Por Rangel Alves
da Costa*
Inesperadamente
surgida, a lua cheia aqui da rua onde moro, nesta noite de terça-feira 05 de
abril, se impõe grandiosa, belíssima, uma auréola dourada e apaixonante.
Afirmei
inesperadamente surgida porque não imaginava que apareceria nesta noite
prometida aos chuviscos e chuvaradas. Com o dia inteiro nublado e de vez em
quando as águas se derramando, imaginava-se uma noite de céu mais escurecido e
tomado de nuvens.
Mas ela
apareceu, pouco antes das oito horas da noite, e basta atravessar o portão e
olhar para o alto para encontrá-la numa pujança de encantamento. Ainda mais
bela quando avistada do quintal, com menos claridade e mais silêncio.
Porém creio
que nem todos aqui da rua – ao menos os que estão sentados e proseando pelas
calçadas – sequer se deram conta do espetáculo noturno. Avistado conversas
animadas, pessoas entretidas com uma coisa e outra, mas nenhuma levantando o
olhar naquela fascinante direção.
Fico
imaginando o significado que uma lua, um sol ou uma estrela, pode ter para
pessoas assim. Fico pensando no sentimento dessas pessoas com relação à
primeira luz da aurora, na paisagem vermelho alaranjada do entardecer, na chuva
caindo e lavando as calçadas e o asfalto.
Será que os
sentimentos despertados pelas coisas singelas da vida são dádivas em apenas
alguns? Será que os corações de alguns foram cativados na indiferença àquilo
que provoca emoção e eleva os sentimentos?
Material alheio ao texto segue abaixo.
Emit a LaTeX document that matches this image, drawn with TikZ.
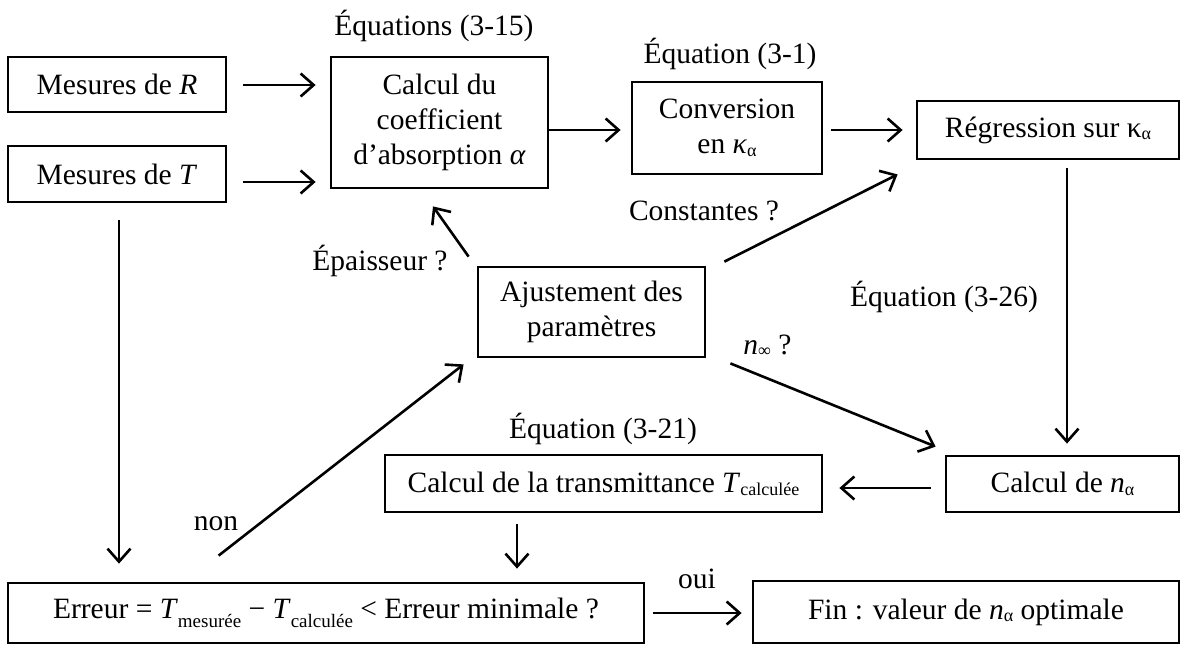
\documentclass[tikz,border=0pt]{standalone}
\usepackage{fontspec}
\setmainfont{Liberation Serif}
\usetikzlibrary{arrows.meta,calc}
\newcommand\mysub[1]{\raisebox{-0.2ex}{\fontsize{18}{18}\selectfont #1}}
\newcommand\mylowsub[1]{\raisebox{-9pt}{\fontsize{19}{19}\selectfont #1}}
\begin{document}
\begin{tikzpicture}[x=1pt,y=-1pt,line width=2.6pt,
  box/.style={draw,line width=2.8pt,inner sep=0pt,align=center,font=\fontsize{29.5}{35}\selectfont},
  lbl/.style={font=\fontsize{29.5}{35}\selectfont,inner sep=0pt,anchor=base},
  arr/.style={-{Straight Barb[length=13pt,width=23pt]}}]
\useasboundingbox (0,0) rectangle (1180,646);

\node[box,minimum width=218pt,minimum height=55pt] (mR) at (117,84.5) {Mesures de \textit{R}};
\node[box,minimum width=218pt,minimum height=56pt] (mT) at (117,174) {Mesures de \textit{T}};
\node[box,minimum width=217pt,minimum height=131pt] (calc) at (439.5,122.5) {Calcul du\\coefficient\\d’absorption \textit{α}};
\node[box,minimum width=190pt,minimum height=92pt] (conv) at (727,128) {Conversion\\en \textit{κ}\mysub{α}};
\node[box,minimum width=262pt,minimum height=58pt] (reg) at (1048,130) {Régression sur κ\mysub{α}};
\node[box,minimum width=227pt,minimum height=90pt] (ajust) at (591.5,312) {Ajustement des\\paramètres};
\node[box,minimum width=437pt,minimum height=57pt] (trans) at (603.5,483.5) {Calcul de la transmittance \textit{T}\mysub{calculée}};
\node[box,minimum width=233pt,minimum height=56pt] (calcn) at (1062.5,484) {Calcul de \textit{n}\mysub{α}};
\node[box,minimum width=636pt,minimum height=60pt] (err) at (326,613) {Erreur = \textit{T}\mylowsub{mesurée} − \textit{T}\mylowsub{calculée} < Erreur minimale ?};
\node[box,minimum width=426pt,minimum height=62pt] (fin) at (966,612) {Fin : valeur de \textit{n}\mysub{α} optimale};

\node[lbl] (l1) at (434,35) {Équations (3-15)};
\node[lbl] (l2) at (730,63) {Équation (3-1)};
\node[lbl] (l3) at (704,220) {Constantes ?};
\node[lbl] (l4) at (380,270) {Épaisseur ?};
\node[lbl] (l5) at (944,306) {Équation (3-26)};
\node[lbl,anchor=base west] (l6) at (742,354) {\textit{n}\mysub{∞} ?};
\node[lbl] (l7) at (603,438) {Équation (3-21)};
\node[lbl] (l8) at (216,530) {non};
\node[lbl] (l9) at (697,588) {oui};

\draw[arr] ($(mR.east)+(16,0.5)$) -- ($(calc.west |- mR.east)+(-14,0.5)$);
\draw[arr] ($(mT.east)+(16,8)$) -- ($(calc.west |- mT.east)+(-14,8)$);
\draw[arr] ($(calc.east)+(0,7.5)$) -- ($(conv.west |- calc.east)+(-10,7.5)$);
\draw[arr] ($(conv.east)+(8,2)$) -- ($(reg.west |- conv.east)+(-13,2)$);
\draw[arr] ($(ajust.north west)+(-8,-9)$) -- ($(calc.south)+(-6.5,17)$);
\draw[arr] ($(ajust.north east)+(18,-4)$) -- ($(reg.south west)+(-18,14)$);
\draw[arr] ($(ajust.south east)+(24,5)$) -- ($(calcn.north west)+(-9,-8)$);
\draw[arr] ($(reg.south)+(19,8)$) -- ($(calcn.north)+(4.5,-11)$);
\draw[arr] ($(calcn.west)+(-14,4)$) -- ($(trans.east)+(16,4.5)$);
\draw[arr] ($(trans.south)+(-86.5,11)$) -- ($(err.north)+(191,-13)$);
\draw[arr] ($(mT.south)+(2,17)$) -- ($(err.north)+(-207,-18)$);
\draw[arr] ($(err.north west)+(212,-26)$) -- ($(ajust.south west)+(-13,6)$);
\draw[arr] ($(err.east)+(8,0)$) -- ($(fin.west)+(-10,1)$);
\end{tikzpicture}
\end{document}
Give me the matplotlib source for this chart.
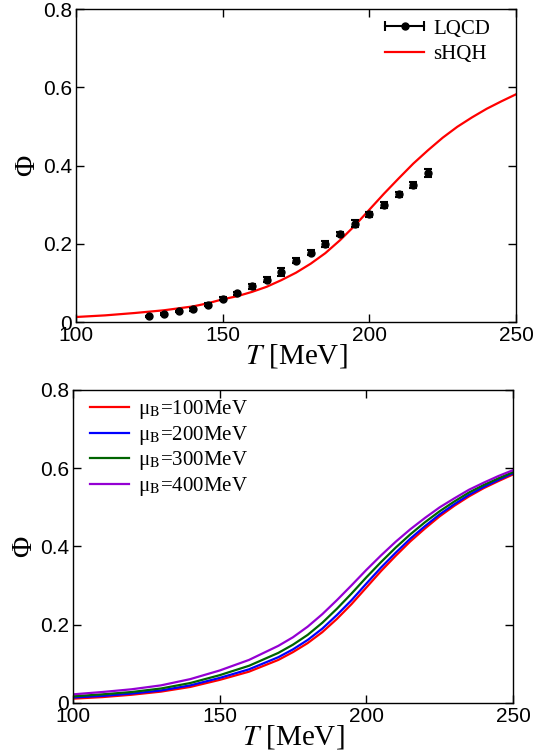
import numpy as np
import matplotlib
matplotlib.use("Agg")
import matplotlib.pyplot as plt
from matplotlib.lines import Line2D
from matplotlib.legend_handler import HandlerBase

plt.rcParams['font.family'] = ['Liberation Sans', 'DejaVu Sans']
plt.rcParams['mathtext.fontset'] = 'stix'

# lattice QCD points
T_lat = [125, 130, 135, 140, 145, 150, 155, 160, 165, 170,
         175, 180, 185, 190, 195, 200, 205, 210, 215, 220]
phi_lat = [0.0145, 0.021, 0.027, 0.032, 0.044, 0.059, 0.073, 0.091, 0.108, 0.128,
           0.157, 0.177, 0.199, 0.225, 0.251, 0.275, 0.299, 0.326, 0.350, 0.380]
err_lat = [0.002, 0.002, 0.002, 0.003, 0.004, 0.004, 0.004, 0.006, 0.006, 0.010,
           0.007, 0.007, 0.007, 0.006, 0.009, 0.006, 0.007, 0.007, 0.007, 0.010]

# sHQH model curve (mu_B = 0)
T_mod = [100, 110, 120, 130, 140, 145, 150, 155, 160, 165, 170, 175, 180, 185,
         190, 195, 200, 205, 210, 215, 220, 225, 230, 235, 240, 245, 250]
phi_mod = [0.0128, 0.017, 0.023, 0.030, 0.040, 0.048, 0.058, 0.066, 0.077, 0.090,
           0.107, 0.126, 0.149, 0.176, 0.209, 0.246, 0.287, 0.328, 0.367, 0.405,
           0.439, 0.471, 0.499, 0.523, 0.545, 0.564, 0.582]

# finite mu_B curves
T_mu = [100, 110, 120, 130, 140, 150, 160, 170, 175, 180, 185, 190, 195,
        200, 205, 210, 215, 220, 225, 230, 235, 240, 245, 250]
phi_mu100 = [0.011, 0.015, 0.021, 0.029, 0.041, 0.059, 0.080, 0.110, 0.130, 0.153,
             0.181, 0.215, 0.253, 0.295, 0.337, 0.376, 0.413, 0.446, 0.477, 0.504,
             0.528, 0.549, 0.567, 0.584]
phi_mu200 = [0.014, 0.018, 0.024, 0.032, 0.045, 0.064, 0.086, 0.117, 0.137, 0.161,
             0.190, 0.225, 0.263, 0.305, 0.346, 0.384, 0.420, 0.452, 0.482, 0.508,
             0.532, 0.552, 0.570, 0.587]
phi_mu300 = [0.017, 0.022, 0.028, 0.037, 0.051, 0.071, 0.095, 0.128, 0.149, 0.174,
             0.205, 0.241, 0.280, 0.321, 0.360, 0.397, 0.431, 0.462, 0.490, 0.515,
             0.538, 0.557, 0.574, 0.590]
phi_mu400 = [0.022, 0.028, 0.035, 0.045, 0.061, 0.083, 0.110, 0.146, 0.168, 0.195,
             0.227, 0.263, 0.301, 0.340, 0.377, 0.412, 0.444, 0.473, 0.500, 0.523,
             0.545, 0.563, 0.580, 0.595]
mu_labels = ['100', '200', '300', '400']
mu_colors = ['#ff0000', '#0000ff', '#006400', '#9400d3']


class ErrHandler(HandlerBase):
    # gnuplot style errorbar key: horizontal bar with caps and a dot
    def create_artists(self, legend, orig, xd, yd, w, h, fs, trans):
        x0, x1 = -xd, -xd + w
        yc = (h - yd) / 2.0
        line = Line2D([x0, x1], [yc, yc], color='k', lw=1.5)
        caps = Line2D([x0, x1], [yc, yc], ls='none', marker='|', ms=7, mew=1.5, color='k')
        dot = Line2D([(x0 + x1) / 2], [yc], ls='none', marker='o', ms=5, color='k')
        for a in (line, caps, dot):
            a.set_transform(trans)
        return [line, caps, dot]


def style_axes(ax):
    ax.set_xlim(100, 250)
    ax.set_ylim(0, 0.8)
    ax.set_xticks([100, 150, 200, 250])
    ax.set_yticks([0, 0.2, 0.4, 0.6, 0.8])
    ax.set_yticklabels(['0', '0.2', '0.4', '0.6', '0.8'])
    ax.tick_params(direction='in', top=True, right=True, length=6, width=1,
                   labelsize=15, pad=3)
    for s in ax.spines.values():
        s.set_linewidth(1.0)
    ax.set_xlabel('$T$ [MeV]', family='Liberation Serif', fontsize=21, labelpad=-2)
    ax.set_ylabel('Φ', family='Liberation Serif', fontsize=21, labelpad=2)


leg_font = {'family': 'Liberation Serif', 'size': 15}

fig = plt.figure(figsize=(5.58, 7.52), dpi=100)
ax1 = fig.add_axes([0.1362, 0.5718, 0.7885, 0.4162])
ax2 = fig.add_axes([0.1308, 0.0652, 0.7885, 0.4162])

# top panel
ax1.errorbar(T_lat, phi_lat, yerr=err_lat, fmt='o', color='k', ms=5,
             elinewidth=1.5, capsize=3, capthick=1.5, zorder=3)
ax1.plot(T_mod, phi_mod, color='#ff0000', lw=1.6)
style_axes(ax1)
h_lat = Line2D([], [], color='k')
h_mod = Line2D([], [], color='#ff0000', lw=1.6)
ax1.legend([h_lat, h_mod], ['LQCD', 'sHQH'], loc='upper right',
           bbox_to_anchor=(0.96, 0.995), frameon=False, prop=leg_font,
           handlelength=1.85, handletextpad=0.45, labelspacing=0.3,
           borderaxespad=0.0, handler_map={h_lat: ErrHandler()})

# bottom panel
series = [phi_mu100, phi_mu200, phi_mu300, phi_mu400]
for phi, lab, col in zip(series, mu_labels, mu_colors):
    ax2.plot(T_mu, phi, color=col, lw=1.6,
             label='μ$_{\\mathrm{B}}$=' + lab + 'MeV')
style_axes(ax2)
ax2.legend(loc='upper left', bbox_to_anchor=(0.02, 1.0), frameon=False,
           prop=leg_font, handlelength=1.85, handletextpad=0.45,
           labelspacing=0.12, borderaxespad=0.0)

fig.savefig('out.png', dpi=100)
Será que aos olhos destes tanto faz
uma lua cheia como uma noite de lua escondida?
Acaso eu
atravesse a rua e diga que não esperava encontrar uma lua tão bela assim numa
noite que surgiu nublada, certamente que todos olharão para o alto e se
mostrarão fascinados. E em seguida os corriqueiros gestos de admiração, mas
para em seguida a lua ser novamente esquecida porque há um assunto mais
interessante a ser continuado ou algo muito mais comovente a ser apreciado.
Mas será que
eu tenho de atravessar a rua, ir até a calçada do outro lado, simplesmente para
mostrar a beleza da lua cheia? Será que somente a partir de minha ação aquelas
pessoas despertarão para a existência de algo que se imagina não possa ser
ignorado por ninguém? Será que eu terei de chegar lá, pedir licença, abrir a
boca e dizer que olhem para o céu?
E vejam o que
aconteceu. Parei um instante de escrever e fui até lá. A primeira coisa que fiz
foi mostrar o quanto a lua estava tão cheia e tão bela. Todos olharam para o
alto e a maioria se admirou. Uma perguntou a outro se ainda não tinha percebido
aquela lua tão bonita. E este simplesmente respondeu que não se dava ao
trabalho de ficar olhando para cima atrás de uma lua cheia.
Exatamente
como imaginei. Não sei se aquela que disse já ter avistado realmente o fez, mas
sei que sem a minha informação certamente a lua continuaria solitária lá em
cima sem que dessem a mínima atenção. Contudo, o mais conclusivo, e espantoso,
na resposta dada: tanto faz, pois não perde tempo com lua.
Retornei
rapidamente para prosseguir na escrita. Antes de atravessar o portão me demorei
com os olhos mirando aquele estranho objeto. Sim, aquele estranho objeto para
aqueles do outro lado da rua. Mas aquele objeto que causa tanta estranheza em
mim que sinto vontade de abrir os braços e gritar para que me deixe beijar sua
face.
Um beijo na
face da lua é a poesia do sentimento. E igualmente ao insano que se vê tomado
de aflições quando seu brilho está mais forte, também enlouqueço um pouco
diante de tudo que quero ter à sua presença. Como eu abraçaria a lua, como eu
beijaria seu corpo dourado, como eu me entregaria ao seu brilho insano.
Mas sem esse
voo, me serviria outra lua numa face, num olhar, numa boca, num corpo. E tudo
tão lua cheia que nossas estrelas sumiriam dentro de nós.